The home foreclosure explosion that triggered the Great Recession caused damage that reached deep into Minnesota communities. So says a new report, "The Wall Street Wrecking Ball," released last week by a coalition of religious and grassroots social justice organizations backing foreclosure reform legislation at the Capitol this year.
In Hennepin County alone, the report says, the total decline in home values due to 50,507 foreclosures from 2008 to 2012 topped $8.75 billion. Worth noting is that the loss in valuation of homes in proximity to foreclosed properties exceeds that of the foreclosed homes themselves by nearly 2 to 1.
In addition, the costs to taxpayers and lost tax revenue associated with foreclosure during that four-year period cost local governments in Hennepin County nearly $525 million.

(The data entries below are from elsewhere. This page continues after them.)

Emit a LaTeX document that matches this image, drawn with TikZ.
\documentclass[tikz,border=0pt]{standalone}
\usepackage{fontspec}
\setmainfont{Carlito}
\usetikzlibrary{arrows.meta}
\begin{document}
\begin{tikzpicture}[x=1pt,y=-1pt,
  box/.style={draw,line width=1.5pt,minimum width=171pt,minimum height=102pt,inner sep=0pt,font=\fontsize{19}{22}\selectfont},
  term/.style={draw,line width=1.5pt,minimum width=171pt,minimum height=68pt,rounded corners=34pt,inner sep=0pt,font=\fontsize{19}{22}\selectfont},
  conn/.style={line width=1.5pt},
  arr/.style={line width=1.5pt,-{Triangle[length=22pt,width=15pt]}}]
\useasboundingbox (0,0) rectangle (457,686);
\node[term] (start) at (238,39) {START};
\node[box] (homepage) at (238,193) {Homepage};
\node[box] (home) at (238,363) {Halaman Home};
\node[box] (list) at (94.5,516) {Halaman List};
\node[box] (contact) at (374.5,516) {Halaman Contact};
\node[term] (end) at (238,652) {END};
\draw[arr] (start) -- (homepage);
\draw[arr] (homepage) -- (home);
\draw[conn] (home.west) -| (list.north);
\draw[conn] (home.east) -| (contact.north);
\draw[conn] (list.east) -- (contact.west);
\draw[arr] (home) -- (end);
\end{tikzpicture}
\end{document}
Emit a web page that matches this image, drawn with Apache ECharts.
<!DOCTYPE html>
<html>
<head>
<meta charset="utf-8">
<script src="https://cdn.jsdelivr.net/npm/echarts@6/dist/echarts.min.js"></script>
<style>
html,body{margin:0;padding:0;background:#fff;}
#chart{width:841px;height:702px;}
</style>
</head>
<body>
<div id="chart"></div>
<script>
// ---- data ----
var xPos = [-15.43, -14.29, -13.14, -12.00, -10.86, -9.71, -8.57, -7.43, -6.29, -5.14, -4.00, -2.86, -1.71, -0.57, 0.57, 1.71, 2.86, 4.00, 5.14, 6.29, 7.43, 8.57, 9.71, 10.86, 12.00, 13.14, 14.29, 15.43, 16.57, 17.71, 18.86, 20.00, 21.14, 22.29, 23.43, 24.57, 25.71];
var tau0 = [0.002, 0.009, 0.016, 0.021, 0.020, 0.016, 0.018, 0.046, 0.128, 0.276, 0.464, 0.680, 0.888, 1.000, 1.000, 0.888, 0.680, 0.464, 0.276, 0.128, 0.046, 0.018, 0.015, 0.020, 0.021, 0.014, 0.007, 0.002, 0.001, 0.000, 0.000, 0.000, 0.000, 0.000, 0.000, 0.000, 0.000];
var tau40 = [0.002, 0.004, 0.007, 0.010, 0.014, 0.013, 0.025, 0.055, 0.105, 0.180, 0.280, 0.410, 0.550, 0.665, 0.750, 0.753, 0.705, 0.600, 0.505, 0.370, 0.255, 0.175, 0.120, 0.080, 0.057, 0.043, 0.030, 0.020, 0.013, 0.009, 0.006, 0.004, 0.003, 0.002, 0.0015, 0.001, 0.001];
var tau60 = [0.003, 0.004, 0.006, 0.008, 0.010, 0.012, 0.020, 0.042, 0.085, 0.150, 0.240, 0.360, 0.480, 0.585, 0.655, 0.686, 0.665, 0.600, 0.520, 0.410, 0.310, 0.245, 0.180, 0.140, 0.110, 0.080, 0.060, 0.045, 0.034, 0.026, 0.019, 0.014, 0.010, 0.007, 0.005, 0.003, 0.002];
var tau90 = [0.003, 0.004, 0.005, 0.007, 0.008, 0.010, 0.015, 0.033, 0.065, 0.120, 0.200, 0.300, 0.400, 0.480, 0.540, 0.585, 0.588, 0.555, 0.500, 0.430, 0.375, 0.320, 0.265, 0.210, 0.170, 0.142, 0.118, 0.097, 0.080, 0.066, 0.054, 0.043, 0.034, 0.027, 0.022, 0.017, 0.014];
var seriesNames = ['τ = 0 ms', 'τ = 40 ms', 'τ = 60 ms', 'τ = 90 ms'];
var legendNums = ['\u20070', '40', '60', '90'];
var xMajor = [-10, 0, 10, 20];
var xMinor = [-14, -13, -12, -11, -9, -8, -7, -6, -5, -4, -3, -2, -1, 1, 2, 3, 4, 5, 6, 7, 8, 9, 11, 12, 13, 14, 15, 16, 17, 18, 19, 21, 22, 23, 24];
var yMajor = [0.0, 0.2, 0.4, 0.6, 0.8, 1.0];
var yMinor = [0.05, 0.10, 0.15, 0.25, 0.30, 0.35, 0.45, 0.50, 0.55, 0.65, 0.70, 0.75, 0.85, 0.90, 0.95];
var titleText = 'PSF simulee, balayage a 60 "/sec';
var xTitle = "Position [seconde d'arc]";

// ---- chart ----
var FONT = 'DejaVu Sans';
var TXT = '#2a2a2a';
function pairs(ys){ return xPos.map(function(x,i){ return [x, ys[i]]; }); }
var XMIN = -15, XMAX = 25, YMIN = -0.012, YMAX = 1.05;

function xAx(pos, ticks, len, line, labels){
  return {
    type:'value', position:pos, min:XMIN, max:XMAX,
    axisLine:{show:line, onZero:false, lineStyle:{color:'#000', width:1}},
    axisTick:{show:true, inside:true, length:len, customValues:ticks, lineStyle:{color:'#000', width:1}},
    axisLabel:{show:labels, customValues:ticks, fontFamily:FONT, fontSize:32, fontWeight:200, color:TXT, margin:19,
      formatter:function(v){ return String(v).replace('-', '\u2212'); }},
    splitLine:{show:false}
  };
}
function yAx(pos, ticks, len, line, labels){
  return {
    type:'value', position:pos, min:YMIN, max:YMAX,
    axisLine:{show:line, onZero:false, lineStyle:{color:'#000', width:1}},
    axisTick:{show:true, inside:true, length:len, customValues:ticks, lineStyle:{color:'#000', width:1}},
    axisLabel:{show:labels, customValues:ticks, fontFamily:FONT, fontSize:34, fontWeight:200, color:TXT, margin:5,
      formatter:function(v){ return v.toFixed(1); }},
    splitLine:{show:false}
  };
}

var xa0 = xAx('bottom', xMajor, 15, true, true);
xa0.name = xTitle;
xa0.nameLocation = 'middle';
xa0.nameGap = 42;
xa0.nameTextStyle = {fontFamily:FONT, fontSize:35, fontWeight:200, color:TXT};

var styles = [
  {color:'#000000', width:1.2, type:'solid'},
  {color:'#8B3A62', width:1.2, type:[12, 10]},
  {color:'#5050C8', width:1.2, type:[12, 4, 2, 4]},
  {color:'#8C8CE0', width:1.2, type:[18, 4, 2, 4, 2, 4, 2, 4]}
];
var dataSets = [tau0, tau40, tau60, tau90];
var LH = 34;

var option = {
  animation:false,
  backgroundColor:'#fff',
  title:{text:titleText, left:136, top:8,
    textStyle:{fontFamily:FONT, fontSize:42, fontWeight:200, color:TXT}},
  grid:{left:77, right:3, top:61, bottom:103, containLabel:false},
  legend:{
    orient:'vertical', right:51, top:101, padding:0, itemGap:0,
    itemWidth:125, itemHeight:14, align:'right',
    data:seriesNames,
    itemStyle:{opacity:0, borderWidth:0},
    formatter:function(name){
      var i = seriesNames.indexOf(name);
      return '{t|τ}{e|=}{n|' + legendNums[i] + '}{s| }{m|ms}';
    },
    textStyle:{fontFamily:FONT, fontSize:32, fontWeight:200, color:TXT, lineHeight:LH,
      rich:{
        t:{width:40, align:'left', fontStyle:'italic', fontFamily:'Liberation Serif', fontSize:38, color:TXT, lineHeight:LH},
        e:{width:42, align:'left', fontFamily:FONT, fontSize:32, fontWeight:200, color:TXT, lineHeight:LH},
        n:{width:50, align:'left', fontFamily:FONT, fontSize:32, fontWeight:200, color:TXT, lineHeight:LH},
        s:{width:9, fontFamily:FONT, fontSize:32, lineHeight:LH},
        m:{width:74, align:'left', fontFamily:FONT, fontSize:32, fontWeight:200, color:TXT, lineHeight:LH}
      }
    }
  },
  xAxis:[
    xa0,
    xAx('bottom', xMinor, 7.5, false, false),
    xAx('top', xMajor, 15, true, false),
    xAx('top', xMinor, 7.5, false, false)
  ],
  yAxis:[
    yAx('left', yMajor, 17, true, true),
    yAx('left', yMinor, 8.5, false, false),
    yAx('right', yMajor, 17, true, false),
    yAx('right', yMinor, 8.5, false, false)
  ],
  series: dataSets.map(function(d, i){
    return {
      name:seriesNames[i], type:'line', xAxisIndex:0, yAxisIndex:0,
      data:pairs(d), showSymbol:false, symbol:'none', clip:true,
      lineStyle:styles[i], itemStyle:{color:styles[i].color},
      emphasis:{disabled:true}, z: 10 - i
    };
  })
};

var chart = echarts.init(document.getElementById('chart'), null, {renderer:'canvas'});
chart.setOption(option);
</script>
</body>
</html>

Those numbers for a single county help explain why last year's $26 billion settlement between the nation's five largest mortgage companies and 49 state attorneys general was decried as inadequate.
The report notes that foreclosure levels in 2013 remain three times higher than they were before 2008. That's why the coalition led by Minnesotans for A Fair Economy, Jewish Community Action and ISAIAH has renewed its push for state action to help homeowners avoid foreclosure when they fall behind on their mortgages. The bill's centerpiece: A requirement of face-to-face mediation between homeowners and lenders before foreclosures can proceed.
Legislators are bound to hear from the best lobbyists the banking industry can buy in opposition. They should also hear this: A mediation requirement before foreclosure has ample precedent in Minnesota. It was instrumental during the farm crisis of the mid-1980s in keeping hundreds of family farmers in operation. That 1986 measure had its roots in a two-year foreclosure moratorium pushed into law by Gov. Floyd B. Olson in 1933.
State responses to those crises reflected and reinforced Minnesotans' faith in each other and in democratic government. This year's Legislature can decide whether the same will be said one day of this state's response to the Great Recession.